*EXERCISE GOAL*.
The lines from the top of the material through the line with "New Roman, Noto" are to be set down exactly. Leave the pictures out.

* BEGIN *

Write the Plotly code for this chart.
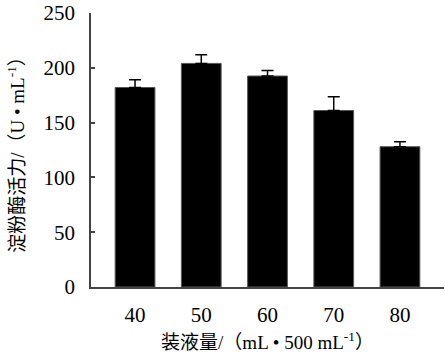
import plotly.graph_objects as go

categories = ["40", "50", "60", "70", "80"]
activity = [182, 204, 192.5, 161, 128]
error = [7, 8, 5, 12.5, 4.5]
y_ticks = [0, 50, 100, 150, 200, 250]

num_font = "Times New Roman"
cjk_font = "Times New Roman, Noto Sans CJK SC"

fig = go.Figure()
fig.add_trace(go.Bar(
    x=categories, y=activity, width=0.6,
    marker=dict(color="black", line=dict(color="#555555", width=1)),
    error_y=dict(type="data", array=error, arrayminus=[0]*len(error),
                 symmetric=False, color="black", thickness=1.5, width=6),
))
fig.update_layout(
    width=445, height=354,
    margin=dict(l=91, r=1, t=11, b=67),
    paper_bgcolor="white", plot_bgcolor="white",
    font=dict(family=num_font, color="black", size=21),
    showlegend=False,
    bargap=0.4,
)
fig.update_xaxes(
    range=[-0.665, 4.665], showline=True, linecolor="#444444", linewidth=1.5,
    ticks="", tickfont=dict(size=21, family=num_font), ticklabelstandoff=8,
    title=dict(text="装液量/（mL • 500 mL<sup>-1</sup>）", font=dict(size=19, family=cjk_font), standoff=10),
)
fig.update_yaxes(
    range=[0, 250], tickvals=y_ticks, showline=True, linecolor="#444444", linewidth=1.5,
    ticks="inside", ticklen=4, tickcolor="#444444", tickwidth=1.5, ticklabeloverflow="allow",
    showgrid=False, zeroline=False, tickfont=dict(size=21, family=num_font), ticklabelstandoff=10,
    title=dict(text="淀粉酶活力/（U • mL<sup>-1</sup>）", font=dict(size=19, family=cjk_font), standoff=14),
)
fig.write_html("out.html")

* END *

*TASK RESULT*.
Write the Plotly code for this chart.
import plotly.graph_objects as go

categories = ["40", "50", "60", "70", "80"]
activity = [182, 204, 192.5, 161, 128]
error = [7, 8, 5, 12.5, 4.5]
y_ticks = [0, 50, 100, 150, 200, 250]

num_font = "Times New Roman"
cjk_font = "Times New Roman, Noto Sans CJK SC"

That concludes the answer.